Given data -
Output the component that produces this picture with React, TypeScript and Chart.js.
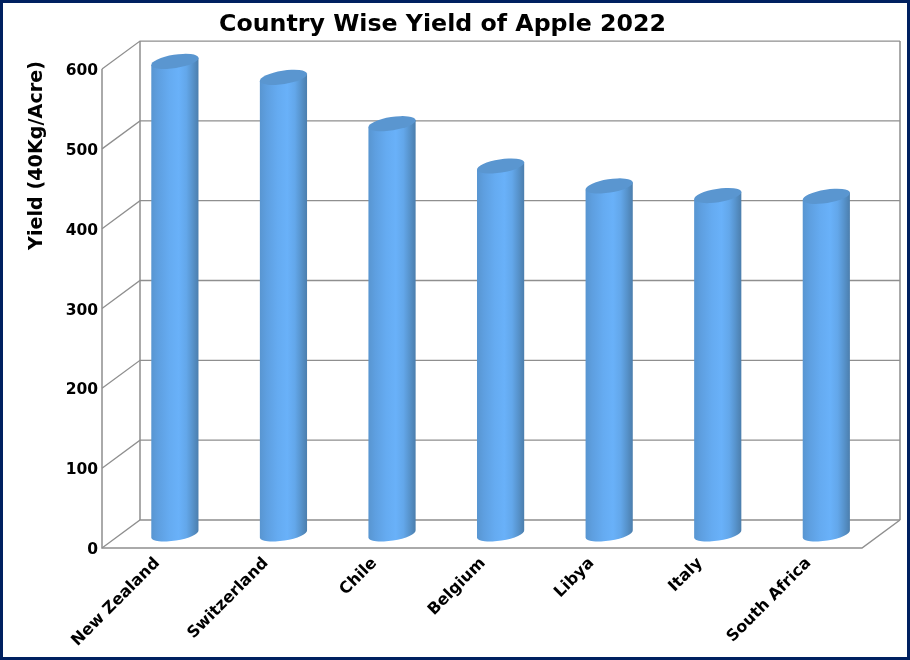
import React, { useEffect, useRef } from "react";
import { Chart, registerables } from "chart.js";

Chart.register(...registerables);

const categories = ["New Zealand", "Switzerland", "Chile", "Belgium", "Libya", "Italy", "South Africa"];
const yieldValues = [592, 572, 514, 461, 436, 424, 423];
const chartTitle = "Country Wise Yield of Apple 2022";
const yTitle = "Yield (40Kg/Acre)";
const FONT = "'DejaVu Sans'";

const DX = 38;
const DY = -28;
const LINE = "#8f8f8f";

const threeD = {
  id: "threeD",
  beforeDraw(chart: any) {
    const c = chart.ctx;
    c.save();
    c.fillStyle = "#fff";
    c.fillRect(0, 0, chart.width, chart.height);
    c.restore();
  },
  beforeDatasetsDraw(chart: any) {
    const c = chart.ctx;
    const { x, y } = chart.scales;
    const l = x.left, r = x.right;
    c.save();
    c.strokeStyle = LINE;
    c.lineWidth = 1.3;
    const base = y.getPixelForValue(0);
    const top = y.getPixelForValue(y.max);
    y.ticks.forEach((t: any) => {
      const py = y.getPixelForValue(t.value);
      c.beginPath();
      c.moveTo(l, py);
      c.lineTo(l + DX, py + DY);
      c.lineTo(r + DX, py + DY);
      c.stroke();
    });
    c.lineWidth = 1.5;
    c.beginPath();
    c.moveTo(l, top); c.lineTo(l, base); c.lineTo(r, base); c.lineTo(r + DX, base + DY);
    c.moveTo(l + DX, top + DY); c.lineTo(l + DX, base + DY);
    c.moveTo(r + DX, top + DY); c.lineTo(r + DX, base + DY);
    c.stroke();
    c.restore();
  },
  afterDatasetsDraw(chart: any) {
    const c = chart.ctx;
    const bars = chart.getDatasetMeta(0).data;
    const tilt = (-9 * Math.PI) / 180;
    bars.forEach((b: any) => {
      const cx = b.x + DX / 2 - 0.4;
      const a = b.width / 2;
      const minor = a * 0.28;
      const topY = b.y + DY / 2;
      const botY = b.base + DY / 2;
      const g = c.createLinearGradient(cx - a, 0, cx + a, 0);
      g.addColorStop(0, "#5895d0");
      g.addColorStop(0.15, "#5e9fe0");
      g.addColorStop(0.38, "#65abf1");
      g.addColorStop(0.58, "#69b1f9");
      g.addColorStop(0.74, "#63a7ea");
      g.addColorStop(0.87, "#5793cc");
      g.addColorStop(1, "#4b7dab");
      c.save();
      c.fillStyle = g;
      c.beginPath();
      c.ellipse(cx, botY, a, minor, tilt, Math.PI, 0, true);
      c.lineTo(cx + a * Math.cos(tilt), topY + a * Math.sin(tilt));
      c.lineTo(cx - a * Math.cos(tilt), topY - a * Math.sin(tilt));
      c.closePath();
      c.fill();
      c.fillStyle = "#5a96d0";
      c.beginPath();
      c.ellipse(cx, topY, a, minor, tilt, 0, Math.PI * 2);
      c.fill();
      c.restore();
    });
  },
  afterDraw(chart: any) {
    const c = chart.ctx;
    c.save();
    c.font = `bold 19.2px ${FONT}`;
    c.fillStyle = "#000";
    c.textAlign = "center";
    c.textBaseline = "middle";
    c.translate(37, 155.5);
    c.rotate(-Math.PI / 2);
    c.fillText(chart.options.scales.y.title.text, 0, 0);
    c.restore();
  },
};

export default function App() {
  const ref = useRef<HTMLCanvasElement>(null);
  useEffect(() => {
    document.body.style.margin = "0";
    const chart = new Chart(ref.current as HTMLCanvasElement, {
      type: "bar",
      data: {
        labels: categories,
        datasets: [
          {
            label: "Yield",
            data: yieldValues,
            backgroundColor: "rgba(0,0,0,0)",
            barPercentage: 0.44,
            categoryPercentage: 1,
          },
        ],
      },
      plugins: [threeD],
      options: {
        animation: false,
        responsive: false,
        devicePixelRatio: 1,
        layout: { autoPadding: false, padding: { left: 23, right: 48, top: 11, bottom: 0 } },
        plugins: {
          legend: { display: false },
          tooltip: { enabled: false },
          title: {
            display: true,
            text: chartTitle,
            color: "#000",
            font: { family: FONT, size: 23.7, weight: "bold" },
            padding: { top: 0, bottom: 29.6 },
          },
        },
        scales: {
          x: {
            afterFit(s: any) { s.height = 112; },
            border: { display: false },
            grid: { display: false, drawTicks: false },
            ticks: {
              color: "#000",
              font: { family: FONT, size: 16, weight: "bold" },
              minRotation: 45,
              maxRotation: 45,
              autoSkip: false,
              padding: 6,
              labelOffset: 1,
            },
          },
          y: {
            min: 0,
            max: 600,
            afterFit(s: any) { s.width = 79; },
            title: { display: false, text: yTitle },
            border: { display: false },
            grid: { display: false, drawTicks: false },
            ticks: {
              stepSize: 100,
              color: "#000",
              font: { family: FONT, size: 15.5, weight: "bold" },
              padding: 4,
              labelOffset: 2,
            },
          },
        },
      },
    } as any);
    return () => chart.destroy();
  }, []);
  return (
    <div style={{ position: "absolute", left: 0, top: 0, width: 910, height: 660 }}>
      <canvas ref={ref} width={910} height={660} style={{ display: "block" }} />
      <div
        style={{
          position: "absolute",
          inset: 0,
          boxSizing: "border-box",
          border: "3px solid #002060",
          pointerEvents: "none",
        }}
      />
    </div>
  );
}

Objective - Copy every line of the data exactly as written, excluding the pictures.

The response -
Output the component that produces this picture with React, TypeScript and Chart.js.
import React, { useEffect, useRef } from "react";
import { Chart, registerables } from "chart.js";

Chart.register(...registerables);

const categories = ["New Zealand", "Switzerland", "Chile", "Belgium", "Libya", "Italy", "South Africa"];
const yieldValues = [592, 572, 514, 461, 436, 424, 423];
const chartTitle = "Country Wise Yield of Apple 2022";
const yTitle = "Yield (40Kg/Acre)";
const FONT = "'DejaVu Sans'";

const DX = 38;
const DY = -28;
const LINE = "#8f8f8f";

const threeD = {
  id: "threeD",
  beforeDraw(chart: any) {
    const c = chart.ctx;
    c.save();
    c.fillStyle = "#fff";
    c.fillRect(0, 0, chart.width, chart.height);
    c.restore();
  },
  beforeDatasetsDraw(chart: any) {
    const c = chart.ctx;
    const { x, y } = chart.scales;
    const l = x.left, r = x.right;
    c.save();
    c.strokeStyle = LINE;
    c.lineWidth = 1.3;
    const base = y.getPixelForValue(0);
    const top = y.getPixelForValue(y.max);
    y.ticks.forEach((t: any) => {
      const py = y.getPixelForValue(t.value);
      c.beginPath();
      c.moveTo(l, py);
      c.lineTo(l + DX, py + DY);
      c.lineTo(r + DX, py + DY);
      c.stroke();
    });
    c.lineWidth = 1.5;
    c.beginPath();
    c.moveTo(l, top); c.lineTo(l, base); c.lineTo(r, base); c.lineTo(r + DX, base + DY);
    c.moveTo(l + DX, top + DY); c.lineTo(l + DX, base + DY);
    c.moveTo(r + DX, top + DY); c.lineTo(r + DX, base + DY);
    c.stroke();
    c.restore();
  },
  afterDatasetsDraw(chart: any) {
    const c = chart.ctx;
    const bars = chart.getDatasetMeta(0).data;
    const tilt = (-9 * Math.PI) / 180;
    bars.forEach((b: any) => {
      const cx = b.x + DX / 2 - 0.4;
      const a = b.width / 2;
      const minor = a * 0.28;
      const topY = b.y + DY / 2;
      const botY = b.base + DY / 2;
      const g = c.createLinearGradient(cx - a, 0, cx + a, 0);
      g.addColorStop(0, "#5895d0");
      g.addColorStop(0.15, "#5e9fe0");
      g.addColorStop(0.38, "#65abf1");
      g.addColorStop(0.58, "#69b1f9");
      g.addColorStop(0.74, "#63a7ea");
      g.addColorStop(0.87, "#5793cc");
      g.addColorStop(1, "#4b7dab");
      c.save();
      c.fillStyle = g;
      c.beginPath();
      c.ellipse(cx, botY, a, minor, tilt, Math.PI, 0, true);
      c.lineTo(cx + a * Math.cos(tilt), topY + a * Math.sin(tilt));
      c.lineTo(cx - a * Math.cos(tilt), topY - a * Math.sin(tilt));
      c.closePath();
      c.fill();
      c.fillStyle = "#5a96d0";
      c.beginPath();
      c.ellipse(cx, topY, a, minor, tilt, 0, Math.PI * 2);
      c.fill();
      c.restore();
    });
  },
  afterDraw(chart: any) {
    const c = chart.ctx;
    c.save();
    c.font = `bold 19.2px ${FONT}`;
    c.fillStyle = "#000";
    c.textAlign = "center";
    c.textBaseline = "middle";
    c.translate(37, 155.5);
    c.rotate(-Math.PI / 2);
    c.fillText(chart.options.scales.y.title.text, 0, 0);
    c.restore();
  },
};

export default function App() {
  const ref = useRef<HTMLCanvasElement>(null);
  useEffect(() => {
    document.body.style.margin = "0";
    const chart = new Chart(ref.current as HTMLCanvasElement, {
      type: "bar",
      data: {
        labels: categories,
        datasets: [
          {
            label: "Yield",
            data: yieldValues,
            backgroundColor: "rgba(0,0,0,0)",
            barPercentage: 0.44,
            categoryPercentage: 1,
          },
        ],
      },
      plugins: [threeD],
      options: {
        animation: false,
        responsive: false,
        devicePixelRatio: 1,
        layout: { autoPadding: false, padding: { left: 23, right: 48, top: 11, bottom: 0 } },
        plugins: {
          legend: { display: false },
          tooltip: { enabled: false },
          title: {
            display: true,
            text: chartTitle,
            color: "#000",
            font: { family: FONT, size: 23.7, weight: "bold" },
            padding: { top: 0, bottom: 29.6 },
          },
        },
        scales: {
          x: {
            afterFit(s: any) { s.height = 112; },
            border: { display: false },
            grid: { display: false, drawTicks: false },
            ticks: {
              color: "#000",
              font: { family: FONT, size: 16, weight: "bold" },
              minRotation: 45,
              maxRotation: 45,
              autoSkip: false,
              padding: 6,
              labelOffset: 1,
            },
          },
          y: {
            min: 0,
            max: 600,
            afterFit(s: any) { s.width = 79; },
            title: { display: false, text: yTitle },
            border: { display: false },
            grid: { display: false, drawTicks: false },
            ticks: {
              stepSize: 100,
              color: "#000",
              font: { family: FONT, size: 15.5, weight: "bold" },
              padding: 4,
              labelOffset: 2,
            },
          },
        },
      },
    } as any);
    return () => chart.destroy();
  }, []);
  return (
    <div style={{ position: "absolute", left: 0, top: 0, width: 910, height: 660 }}>
      <canvas ref={ref} width={910} height={660} style={{ display: "block" }} />
      <div
        style={{
          position: "absolute",
          inset: 0,
          boxSizing: "border-box",
          border: "3px solid #002060",
          pointerEvents: "none",
        }}
      />
    </div>
  );
}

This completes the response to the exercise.